### EXERCISE GOAL
Scan the data below for the string "this". Copy every line where it appears.

### ENTRIES SUPPLIED
** begin **

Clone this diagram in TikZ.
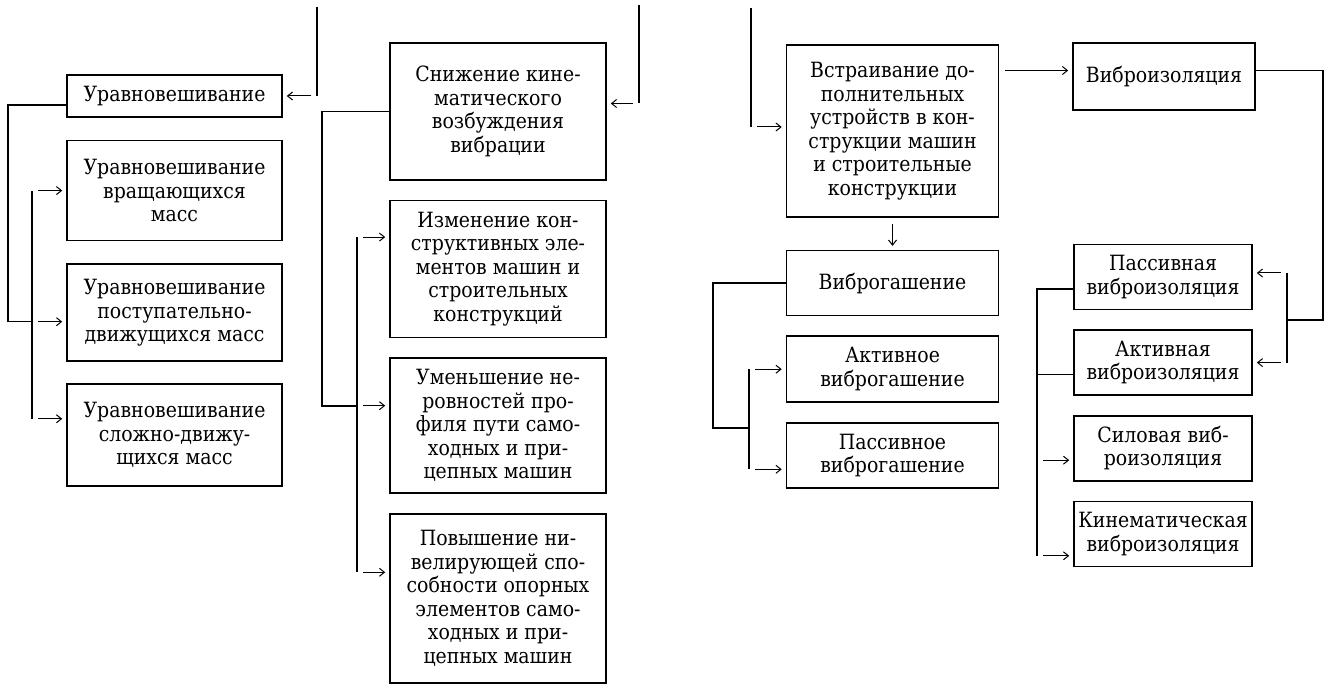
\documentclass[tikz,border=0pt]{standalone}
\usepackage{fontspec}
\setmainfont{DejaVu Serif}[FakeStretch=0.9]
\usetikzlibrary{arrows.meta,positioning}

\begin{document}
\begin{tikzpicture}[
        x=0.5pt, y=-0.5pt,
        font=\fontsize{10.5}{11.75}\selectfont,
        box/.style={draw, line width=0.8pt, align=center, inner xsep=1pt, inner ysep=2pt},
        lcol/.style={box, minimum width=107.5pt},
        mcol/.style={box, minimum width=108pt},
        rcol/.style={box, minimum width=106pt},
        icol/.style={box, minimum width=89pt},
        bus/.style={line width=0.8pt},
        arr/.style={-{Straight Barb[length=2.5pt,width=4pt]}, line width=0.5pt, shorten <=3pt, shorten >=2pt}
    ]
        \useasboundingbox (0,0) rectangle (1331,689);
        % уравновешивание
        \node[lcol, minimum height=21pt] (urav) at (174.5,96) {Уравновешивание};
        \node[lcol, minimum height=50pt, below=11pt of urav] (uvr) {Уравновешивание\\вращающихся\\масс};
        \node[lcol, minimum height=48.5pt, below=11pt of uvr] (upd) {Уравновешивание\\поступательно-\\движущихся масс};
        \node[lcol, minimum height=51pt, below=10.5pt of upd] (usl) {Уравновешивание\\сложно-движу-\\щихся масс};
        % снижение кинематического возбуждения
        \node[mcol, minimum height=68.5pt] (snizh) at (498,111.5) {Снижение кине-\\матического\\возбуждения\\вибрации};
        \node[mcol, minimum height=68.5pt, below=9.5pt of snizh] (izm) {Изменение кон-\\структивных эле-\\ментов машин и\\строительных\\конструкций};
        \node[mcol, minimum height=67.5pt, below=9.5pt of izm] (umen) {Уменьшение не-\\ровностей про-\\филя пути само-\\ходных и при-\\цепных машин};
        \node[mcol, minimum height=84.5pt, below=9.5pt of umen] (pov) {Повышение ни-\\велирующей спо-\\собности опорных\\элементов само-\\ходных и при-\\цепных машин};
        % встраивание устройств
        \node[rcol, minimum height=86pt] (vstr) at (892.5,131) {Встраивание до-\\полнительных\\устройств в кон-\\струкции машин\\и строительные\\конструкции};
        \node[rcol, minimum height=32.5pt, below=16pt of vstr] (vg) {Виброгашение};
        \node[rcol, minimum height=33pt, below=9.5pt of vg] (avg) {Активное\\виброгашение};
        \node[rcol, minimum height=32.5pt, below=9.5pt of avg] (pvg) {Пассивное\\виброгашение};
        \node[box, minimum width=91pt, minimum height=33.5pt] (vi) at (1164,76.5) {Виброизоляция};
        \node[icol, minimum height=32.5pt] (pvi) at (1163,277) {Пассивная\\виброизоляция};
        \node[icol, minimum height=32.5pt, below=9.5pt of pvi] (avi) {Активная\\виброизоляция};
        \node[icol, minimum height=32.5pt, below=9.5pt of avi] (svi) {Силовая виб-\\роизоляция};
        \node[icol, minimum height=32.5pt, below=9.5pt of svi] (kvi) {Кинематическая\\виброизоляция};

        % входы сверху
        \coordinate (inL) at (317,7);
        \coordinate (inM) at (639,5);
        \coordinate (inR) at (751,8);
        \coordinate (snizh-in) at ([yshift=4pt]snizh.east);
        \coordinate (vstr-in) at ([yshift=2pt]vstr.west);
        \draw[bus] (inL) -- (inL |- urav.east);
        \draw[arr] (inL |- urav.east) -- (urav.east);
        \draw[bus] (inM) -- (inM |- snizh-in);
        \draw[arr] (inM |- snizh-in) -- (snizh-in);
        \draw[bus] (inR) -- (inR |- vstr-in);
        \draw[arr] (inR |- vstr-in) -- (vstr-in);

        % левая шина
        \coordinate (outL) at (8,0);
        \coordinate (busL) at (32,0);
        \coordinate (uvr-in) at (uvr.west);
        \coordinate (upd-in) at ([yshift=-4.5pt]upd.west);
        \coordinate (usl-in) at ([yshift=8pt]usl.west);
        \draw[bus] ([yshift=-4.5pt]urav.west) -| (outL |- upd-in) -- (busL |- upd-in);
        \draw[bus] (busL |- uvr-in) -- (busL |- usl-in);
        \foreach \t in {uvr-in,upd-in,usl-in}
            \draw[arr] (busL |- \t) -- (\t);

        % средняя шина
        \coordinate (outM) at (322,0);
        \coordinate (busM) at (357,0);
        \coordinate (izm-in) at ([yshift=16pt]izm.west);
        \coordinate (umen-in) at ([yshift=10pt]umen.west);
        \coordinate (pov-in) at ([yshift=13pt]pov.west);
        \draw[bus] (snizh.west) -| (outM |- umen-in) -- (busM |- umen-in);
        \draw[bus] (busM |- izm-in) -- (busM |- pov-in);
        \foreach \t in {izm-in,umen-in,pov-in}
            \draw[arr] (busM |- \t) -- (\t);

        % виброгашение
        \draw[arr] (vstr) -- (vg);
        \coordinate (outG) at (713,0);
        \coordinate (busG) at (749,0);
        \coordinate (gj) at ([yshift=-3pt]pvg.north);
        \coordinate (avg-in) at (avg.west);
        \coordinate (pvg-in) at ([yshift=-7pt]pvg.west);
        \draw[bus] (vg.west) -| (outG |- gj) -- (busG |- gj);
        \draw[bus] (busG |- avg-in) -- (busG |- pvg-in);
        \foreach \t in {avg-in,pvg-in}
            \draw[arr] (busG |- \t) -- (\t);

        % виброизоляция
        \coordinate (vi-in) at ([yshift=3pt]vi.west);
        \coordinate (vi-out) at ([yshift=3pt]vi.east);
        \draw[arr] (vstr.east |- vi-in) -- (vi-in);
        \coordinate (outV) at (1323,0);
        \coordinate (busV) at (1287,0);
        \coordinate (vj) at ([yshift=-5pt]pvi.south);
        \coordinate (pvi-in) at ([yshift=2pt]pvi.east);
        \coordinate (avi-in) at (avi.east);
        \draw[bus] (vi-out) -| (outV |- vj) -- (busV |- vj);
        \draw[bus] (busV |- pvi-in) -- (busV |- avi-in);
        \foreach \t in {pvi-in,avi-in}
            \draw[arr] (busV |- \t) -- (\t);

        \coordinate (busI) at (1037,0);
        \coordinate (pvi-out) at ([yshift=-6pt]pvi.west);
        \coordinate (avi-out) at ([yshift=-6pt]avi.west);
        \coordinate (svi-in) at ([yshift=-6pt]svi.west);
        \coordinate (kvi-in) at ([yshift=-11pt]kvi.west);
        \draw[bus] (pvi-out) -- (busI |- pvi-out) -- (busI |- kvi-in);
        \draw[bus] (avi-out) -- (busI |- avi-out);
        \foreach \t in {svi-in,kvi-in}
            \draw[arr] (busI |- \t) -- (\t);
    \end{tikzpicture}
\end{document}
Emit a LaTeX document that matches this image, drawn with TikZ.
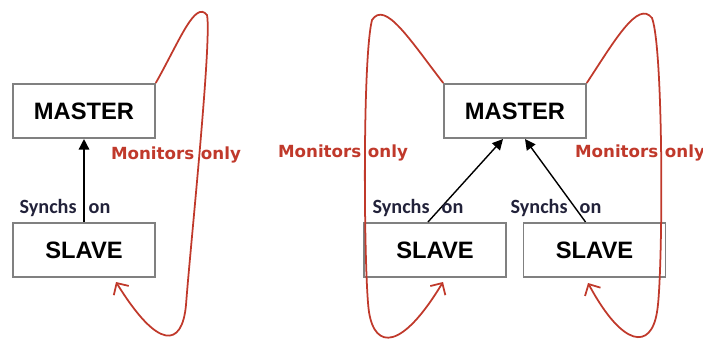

** end **

### EXPECTED ANSWER
Clone this diagram in TikZ.
Emit a LaTeX document that matches this image, drawn with TikZ.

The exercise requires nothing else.